======== SUPPLIED MATERIAL

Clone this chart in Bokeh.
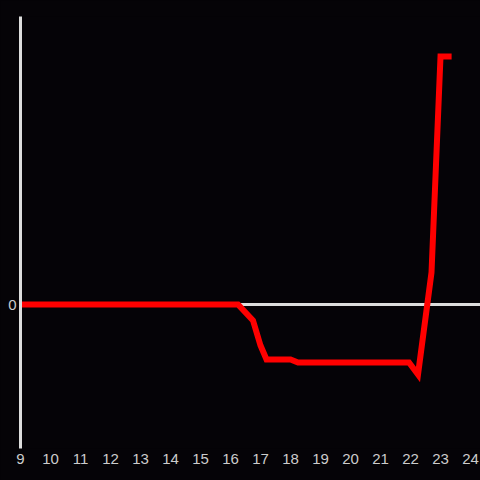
from bokeh.plotting import figure
from bokeh.models import Span, FixedTicker, Range1d, GlobalInlineStyleSheet
from bokeh.embed import file_html
from bokeh.resources import INLINE

# data (hour of day, value)
hours = [9.0, 16.25, 16.75, 17.0, 17.2, 18.0, 18.25, 21.95, 22.25, 22.7, 23.0, 23.37]
values = [0.0, 0.0, -4.0, -10.25, -13.75, -13.75, -14.5, -14.5, -17.5, 8.0, 62.0, 62.0]
x_ticks = list(range(9, 25))
y_ticks = [0]

BG = "#050307"
AX = "#dddddd"

p = figure(width=480, height=480, output_backend="svg", toolbar_location=None,
           x_range=Range1d(9, 24.333), y_range=Range1d(-36, 72),
           min_border_left=20, min_border_right=0, min_border_top=16, min_border_bottom=32,
           background_fill_color=BG, border_fill_color=BG, outline_line_color=None)
p.stylesheets = [GlobalInlineStyleSheet(css="body{background:%s;}" % BG)]

p.grid.visible = False

for ax in (p.xaxis, p.yaxis):
    ax.major_tick_line_color = None
    ax.minor_tick_line_color = None
    ax.major_tick_out = 0
    ax.major_tick_in = 0
    ax.minor_tick_out = 0
    ax.minor_tick_in = 0
    ax.major_label_text_color = "#cccccc"
    ax.major_label_text_font = "Liberation Sans"
    ax.major_label_text_font_size = "15px"

p.xaxis.ticker = FixedTicker(ticks=x_ticks)
p.xaxis.axis_line_color = None
p.xaxis.major_label_standoff = 5

p.yaxis.ticker = FixedTicker(ticks=y_ticks)
p.yaxis.axis_line_color = AX
p.yaxis.axis_line_width = 3
p.yaxis.major_label_standoff = 4

p.add_layout(Span(location=0, dimension="width", line_color=AX, line_width=3, level="underlay"))

p.line(hours, values, line_color="#ff0000", line_width=6, line_join="miter")

open("out.html", "w").write(file_html(p, INLINE))
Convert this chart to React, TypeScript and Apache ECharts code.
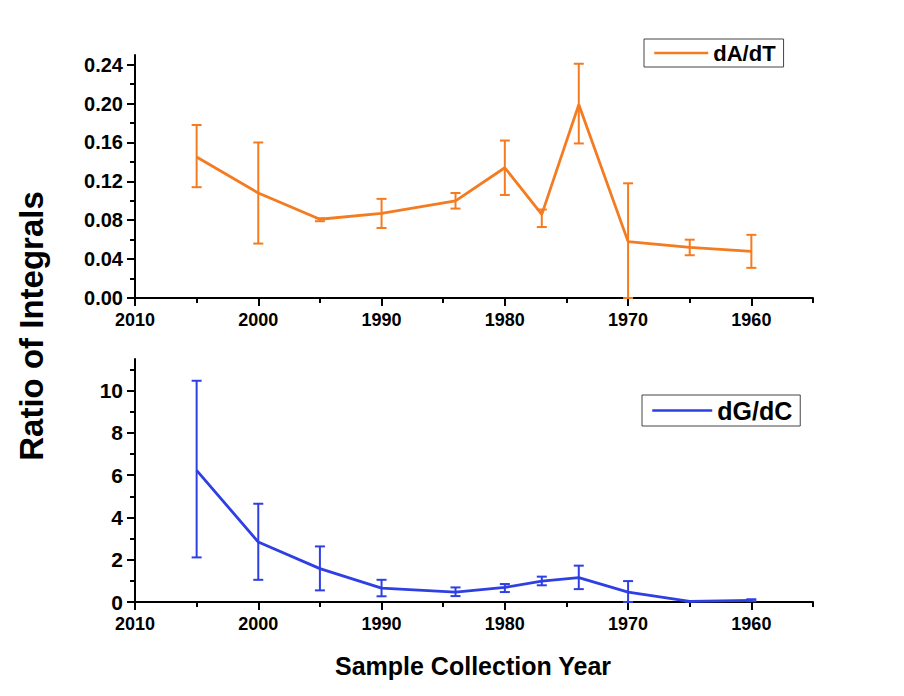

================

Copy out each line of the data containing the string "chart".

- [SOLUTION FOR THIS TASK]:
Clone this chart in Bokeh.
Convert this chart to React, TypeScript and Apache ECharts code.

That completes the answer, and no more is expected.